The problem is any Tom, Dick or Hamid can (and do) say "a British find, this artefact is legal and 100% authentic", or "an old collection forgotten by time, the packing material crumbling at a touch". The buyer it appears never asks for any other 'corroborative detail, intended to give artistic verisimilitude to an otherwise bald and unconvincing narrative', so dealers rarely supply them, even if they have them

So, taking the example of a ripped off mummy mask from Egypt, what would make it a licit antiquity is not "old New York collection [sometime, don't bother asking, I lost the papers]", but that it had been acquired and taken out of the extent of Egyptian antiquities legislation before it made such private possession and export illegal. The situation in Egypt is a bit complicated, but it is "generally accepted" that the cut off date is 1983 with some new antiquities laws. If we resist the temptation to be purists and accept this, then obviously any seller who claims to have a legal, licit artefact from Egypt to sell, must be sure that it WAS exported before 1983. He has to be sure, otherwise the claim that it is "licit" is guesswork (and wishful thinking guesswork at that), invention and (if he claims he is sure but is not) deceit. That may be self-deceit if - on the principle ask no questions; get told no lies - he was careful not to enquire the details too carefully of his supplier. It is therefore logical that in order to be able to affirm honestly that a given artefact is licit, the seller has to have the information when and how it came out of Egypt. 
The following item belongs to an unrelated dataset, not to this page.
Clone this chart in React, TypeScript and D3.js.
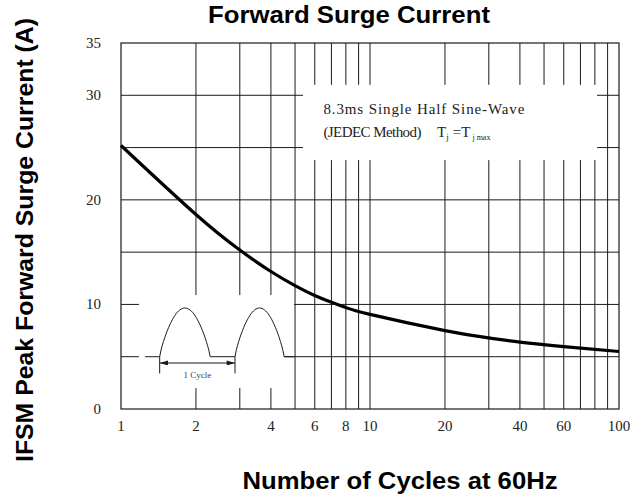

So how come we find German antiquities dealers stating openly that it is "impossible" to ascertain this information in the case of the items they sell? That they cannot trace the collecting histories back even 20 years. If they cannot trace it back to 1995 even, how can they state that they know where it was in 1983? 


Are there any German dealers who can read English who can answer that? Where are you guys? Why hide behind "collectors" like the other lot?